Boundries are what make up a level - they are the platforms, the colliders and the finishing lines. They are essentially just lines which make up the scene and allow many systems to work. As a matter of fact, all boundry functions use the term 'line' - mainly because its quicker to type and pluralises nicly.
There are 5 main types of boundry.

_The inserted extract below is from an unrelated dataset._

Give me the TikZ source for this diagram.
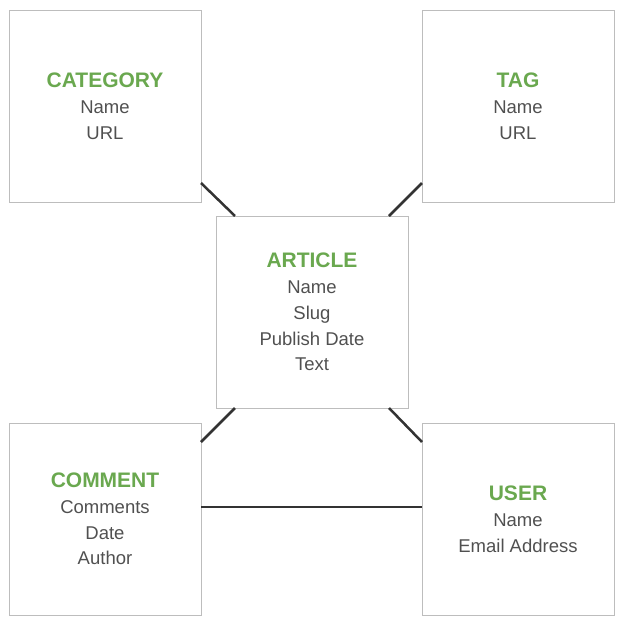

There numerical references are used in scripts and load files.
- Type 0 - These are simple 'walls' and Bodies collide with them.
- Type 1 - These are killers, they kill bodies
- Type 2 - These are winners, they cause the Player (exclusivly) to win
- Type 3 - These are Planars, they cause Plane angle manipulation
- Type 4 - These do nothing by default, but can be used a triggers to do anything you want
There are a number of load functions for creating boundries, and they are explained below.
- line type x1 y1 x2 y2 - Creates a line of boundries 'type' between points (x1, y1) and (x2, y2)
- rect type x1 y1 x2 y2 - Creates a rectangle of boundries of type 'type' between points (x1, y1) and (x2, y2)
- circle type radius number x y - Creates a ring of boundries of type 'type', of radius 'radius' and with 'number' edges (eg. 4 would produce a quad) with centre (x, y)
- poly type x1 y1 x2 y2 x3 y3 x4... - Creates an open polygon of boundries following each x/y pair of type 'type'
- poly_closed type x1 y1 x2 y2 x3 y3 x4... - Creates a closed polygon of boundries following each x/y pair of type 'type'
Only line can be used to create Planars. The Planar angle is set just after the 'type' attribute.
Two types of boundry triggers exist in Planar, inkoved and passive. Invoked triggers are invoked by a the player hitting the spacebar, and passive ones by any body moving over something. You can set boundry trigger executions (they call exec functions) with these exec functions:
- set_line_trigger name code - Sets the boundry of name 'name' to execute 'code' when touched
- set_line_invoked_trigger name code - Sets the boundry of name 'name' to execute 'code' when invoked
Only one trigger can be set for any boundry, and calling either of the above exec functions referncing a boundry will overwrite the previous one. This can theoretically be worked around key mapping.
A number of exec functions exist to allow the movement of boundries:
- move_line name x y - Moves the boundry 'name' by (x, y)
- line_move_p1_to name dist x y - Moves the line by 'dist' in the x or y direction towards (x, y) relative to its primary point.
- line_move_p1_to name dist x y - Moves the line by 'dist' in the x or y direction towards (x, y) relative to its secondary point.
- set_line_loc x1 y1 x2 y2 - Sets the boundry points to the given (x1, y1) and (x2, y2) points without checking body contact.
All but the last of these functions will perform checks to see if a body is positioned on the boundry, and moves them accordingly if they are.